RETROSPECTIVE – THE UNQUIET AMERICAN. Transgressive Comedies from the U.S.

October 7 – November 5, 2009 in cooperation with the Austrian Film Museum.

Curated by Jonathan Rosenbaum.

Apparently once upon a time - as the title of Graham Greene’s 1955 anti-American novel, The Quiet American, set in Vietnam, suggested - certain Americans, even mischievous ones, could be regarded as “quiet”. But even when Teddy Roosevelt (1858-1919), around the turn of the century, advised a friend to “speak softly and carry a big stick,” one can doubt how accurately this might have described American behavior. And over a century later, in an era just after the eight-year rule of George W. Bush, Americans often seem neither quiet nor modest about their ignorance but actually loud and boastful about it. This is what suggested the title of my retrospective, “The Unquiet American: Transgressive Comedies from the U.S.,” positing a kind of reckless, unbridled, and often solipsistic American spirit, at once exhilarating and dangerous, spreading anarchy, chaos, and other kinds of messes wherever it goes. At their best, these comedies tend to be well aware of this spirit, using it as a tool of discovery as well as an object of satire and social critique.

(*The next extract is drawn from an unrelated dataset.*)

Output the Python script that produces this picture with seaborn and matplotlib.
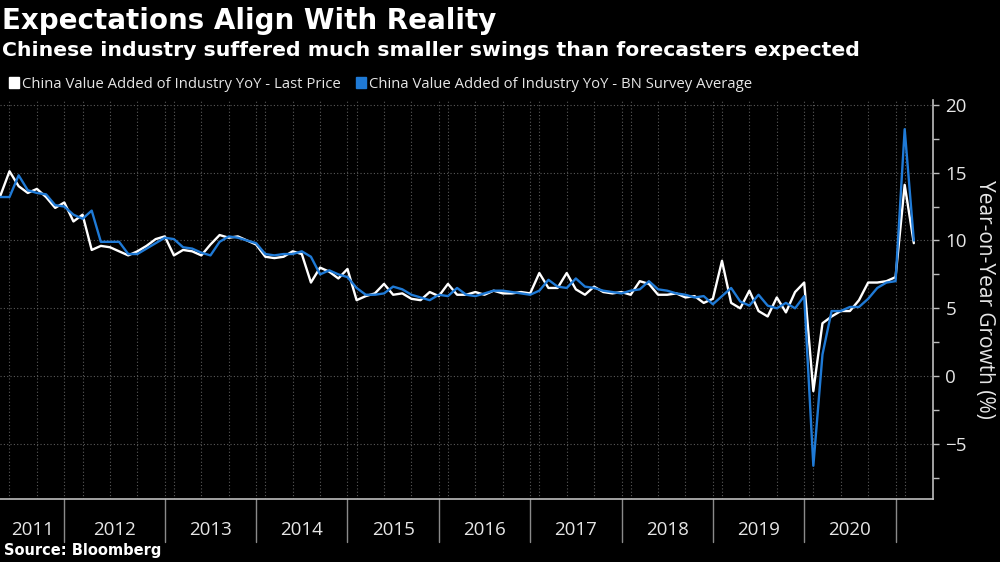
import numpy as np
import pandas as pd
import matplotlib
matplotlib.use("Agg")
import matplotlib.pyplot as plt
import matplotlib.transforms as mtransforms
from matplotlib.patches import Patch
import seaborn as sns

# ---------------- data ----------------
years = [2011, 2012, 2013, 2014, 2015, 2016, 2017, 2018, 2019, 2020, 2021]
first_month = [3, 2, 3, 3, 3, 3, 3, 3, 3, 3, 3]
last_month = [12, 12, 12, 12, 12, 12, 12, 12, 12, 12, 4]

actual = [
    14.8, 13.4, 13.3, 15.1, 14.0, 13.5, 13.8, 13.2, 12.4, 12.8,          # 2011
    11.4, 11.9, 9.3, 9.6, 9.5, 9.2, 8.9, 9.2, 9.6, 10.1, 10.3,           # 2012
    8.9, 9.3, 9.2, 8.9, 9.7, 10.4, 10.2, 10.3, 10.0, 9.7,                # 2013
    8.8, 8.7, 8.8, 9.2, 9.0, 6.9, 8.0, 7.7, 7.2, 7.9,                    # 2014
    5.6, 5.9, 6.1, 6.8, 6.0, 6.1, 5.7, 5.6, 6.2, 5.9,                    # 2015
    6.8, 6.0, 6.0, 6.2, 6.0, 6.3, 6.1, 6.1, 6.2, 6.1,                    # 2016
    7.6, 6.5, 6.5, 7.6, 6.4, 6.0, 6.6, 6.2, 6.1, 6.2,                    # 2017
    6.0, 7.0, 6.8, 6.0, 6.0, 6.1, 5.8, 5.9, 5.4, 5.7,                    # 2018
    8.5, 5.4, 5.0, 6.3, 4.8, 4.4, 5.8, 4.7, 6.2, 6.9,                    # 2019
    -1.1, 3.9, 4.4, 4.8, 4.8, 5.6, 6.9, 6.9, 7.0, 7.3,                   # 2020
    14.1, 9.8,                                                           # 2021
]
survey = [
    14.0, 13.3, 13.2, 13.2, 14.8, 13.7, 13.5, 13.4, 12.6, 12.5,          # 2011
    11.9, 11.6, 12.2, 9.9, 9.9, 9.9, 9.0, 9.0, 9.4, 9.8, 10.2,           # 2012
    10.1, 9.5, 9.4, 9.1, 8.9, 9.9, 10.3, 10.2, 10.0, 9.8,                # 2013
    9.0, 8.9, 9.0, 9.0, 9.2, 8.8, 7.5, 7.8, 7.5, 7.3,                    # 2014
    6.5, 6.0, 6.0, 6.1, 6.6, 6.4, 6.0, 5.8, 5.6, 6.0,                    # 2015
    5.9, 6.5, 6.0, 5.9, 6.1, 6.3, 6.3, 6.2, 6.1, 6.0,                    # 2016
    6.3, 7.1, 6.6, 6.5, 7.2, 6.6, 6.5, 6.3, 6.2, 6.1,                    # 2017
    6.3, 6.4, 7.0, 6.4, 6.3, 6.1, 6.0, 5.8, 5.9, 5.3,                    # 2018
    5.9, 6.5, 5.5, 5.2, 6.0, 5.2, 5.0, 5.4, 5.0, 5.9,                    # 2019
    -6.6, 1.6, 4.8, 4.8, 5.1, 5.1, 5.7, 6.5, 6.9, 7.0,                   # 2020
    18.2, 10.0,                                                          # 2021
]
series_names = ["China Value Added of Industry YoY - Last Price",
                "China Value Added of Industry YoY - BN Survey Average"]
y_ticks = [-5, 0, 5, 10, 15, 20]

# ---------------- build frame ----------------
periods = [pd.Period(f"{y}-{m:02d}", "M")
           for y, f, l in zip(years, first_month, last_month)
           for m in range(f, l + 1)]
obs = np.arange(len(periods))
df = pd.DataFrame({
    "obs": np.concatenate([obs, obs]),
    "value": actual + survey,
    "series": [series_names[0]] * len(obs) + [series_names[1]] * len(obs),
})
months = np.array([p.month for p in periods])
pyears = np.array([p.year for p in periods])

WHITE = "#ffffff"
BLUE = "#1f7ad6"
GRID = "#5a5a5a"
AXC = "#bdbdbd"

sns.set_style("dark")
plt.rcParams["font.family"] = ["Open Sans", "DejaVu Sans"]
plt.rcParams["figure.facecolor"] = "black"
plt.rcParams["axes.facecolor"] = "black"

fig = plt.figure(figsize=(10, 5.62), dpi=100)
ax = fig.add_axes([0.0, 63 / 562, 0.933, 399 / 562])
ax.set_facecolor("black")

sns.lineplot(data=df, x="obs", y="value", hue="series",
             palette={series_names[0]: WHITE, series_names[1]: BLUE},
             linewidth=1.7, legend=False, ax=ax, sort=False)

x_left, x_right = 1.96, 104.1

# grid
for xq in obs[np.isin(months, [3, 6, 9, 12])]:
    ax.axvline(xq, color=GRID, ls=(0, (1, 2)), lw=0.8, zorder=0)
for yv in y_ticks:
    ax.axhline(yv, color=GRID, ls=(0, (1, 2)), lw=0.8, zorder=0)

# spines
for s in ["left", "top"]:
    ax.spines[s].set_visible(False)
for s in ["right", "bottom"]:
    ax.spines[s].set_color(AXC)
    ax.spines[s].set_linewidth(1.2)

# y axis on right
ax.yaxis.tick_right()
ax.yaxis.set_label_position("right")
ax.set_yticks(y_ticks)
ax.set_yticks(np.arange(-7.5, 20, 5), minor=True)
ax.tick_params(axis="y", which="both", colors=AXC, labelcolor="#e6e6e6",
               labelsize=13.5, length=4, width=1, pad=5, direction="out")
ax.set_ylabel("Year-on-Year Growth (%)", rotation=270, color="#e6e6e6",
              fontsize=15, labelpad=20)

# x axis: minor ticks per observation, year separators and labels
ax.set_xticks([])
ax.set_xticks(obs, minor=True)
ax.tick_params(axis="x", which="minor", colors=AXC, length=3, width=0.8,
               direction="out")
ax.set_xlabel("")

# limits after ticks (setting ticks can widen the view)
ax.set_xlim(x_left, x_right)
ax.set_ylim(-9.05, 20.35)

trans = mtransforms.blended_transform_factory(ax.transData, ax.transAxes)
dec_idx = obs[months == 12]
for b in dec_idx:
    ax.plot([b, b], [0, -0.108], transform=trans, color="#8a8a8a", lw=1.0,
            clip_on=False)
bounds = [x_left] + list(dec_idx)
for yr, lft, rgt in zip(pyears[months == 12], bounds[:-1], bounds[1:]):
    ax.text((lft + rgt) / 2, -0.078, str(yr), transform=trans, ha="center",
            va="center", color="#e6e6e6", fontsize=13.5)
ax.set_xlim(x_left, x_right)

# titles
fig.text(0.002, 0.988, "Expectations Align With Reality", ha="left", va="top",
         color="white", fontsize=20, fontweight="bold", family="DejaVu Sans")
fig.text(0.002, 1 - 50 / 562,
         "Chinese industry suffered much smaller swings than forecasters expected",
         ha="left", va="center", color="white", fontsize=14.7,
         fontweight="bold", family="DejaVu Sans")
fig.text(0.004, 1 - 551 / 562, "Source: Bloomberg", ha="left", va="center",
         color="white", fontsize=10.5, fontweight="bold", family="DejaVu Sans")

# legend
handles = [Patch(facecolor=WHITE, edgecolor=WHITE),
           Patch(facecolor=BLUE, edgecolor=BLUE)]
fig.legend(handles, series_names, loc="center left",
           bbox_to_anchor=(0.0, 1 - 84 / 562), ncol=2, frameon=False,
           handlelength=0.7, handleheight=0.7, handletextpad=0.2,
           columnspacing=1.0, fontsize=10.7, labelcolor="#e6e6e6",
           borderaxespad=0.2)

fig.savefig("out.png", dpi=100, facecolor="black")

Conspicuously absent from my deliberately eclectic survey are the middle-class comedies of Woody Allen, which to my mind are a little too pleased with themselves to register as either quiet or transgressive (although, if the series had been larger, I would have included What’s Up, Tiger Lily?, an early effort that Allen usually omits from his own filmographies). More characteristic of what I have in mind are the hysterical working-class comedies of Jerry Lewis (such as The Ladies Man), as well as the pop-art satire of Frank Tashlin about comic books (Artists and Models) and advertising (Will Success Spoil Rock Hunter?) And when it comes to a more upscale milieu, I prefer the more jaundiced views of American wealth offered in Laughter, Bluebeard’s Eighth Wife, Christmas in July, Gentlemen Prefer Blondes, and Avanti! – or even the alienation towards working-class life exhibited in Albert Brooks’s Real Life and Lost in America.

I’ve used five thematic categories for my selections. “Americans Abroad” stretches from such obvious (if neglected) inclusions as The Three Caballeros, Mr. Freedom, and Ishtar to the less obvious Matinee (1993) of Joe Dante--a successor to Tashlin who charts clear links in 1962 between war nerves and the horror movies of William Castle. “Class Tensions and Ethnic Tensions” includes both the black cinema of Wendell B. Harris, Jr. (Chameleon Street) and the edgy (if implicit) Jewish anti-Semitism of Elaine May’s The Heartbreak Kid, not to mention Warren Beatty’s take on both class and race in Bulworth. “Cultural Tensions” incorporates an American child’s hatred for high European culture (The 5,000 Fingers of Dr. T., 1953), Jack Smith’s scandalous appreciation of Hollywood in Flaming Creatures (1963), and Douglas Fairbanks’ scorn for Freudian fashion (When the Clouds Roll By, 1919). “Deconstructive Anarchy and Romantic Anarchy” makes room for the pleasures of demolishing huge sets (Steven Spielberg’s 1941), patriotism (Leo McCarey and the Marx Brothers’ Duck Soup, and cinema itself (courtesy of Tex Avery, Albert Brooks, Dave Fleischer, Spike Jonze, and Buster Keaton). And finally, “Sexual Tensions”--a quintessential American subject, as viewed by George Axelrod (Lord Love a Duck), George Cukor (Adam’s Rib), Jerry Lewis (The Ladies Man), Howard Hawks (Monkey Business), Jim McBride (Hot Times), Hal Roach (Turnabout), John Waters (Female Trouble), and others.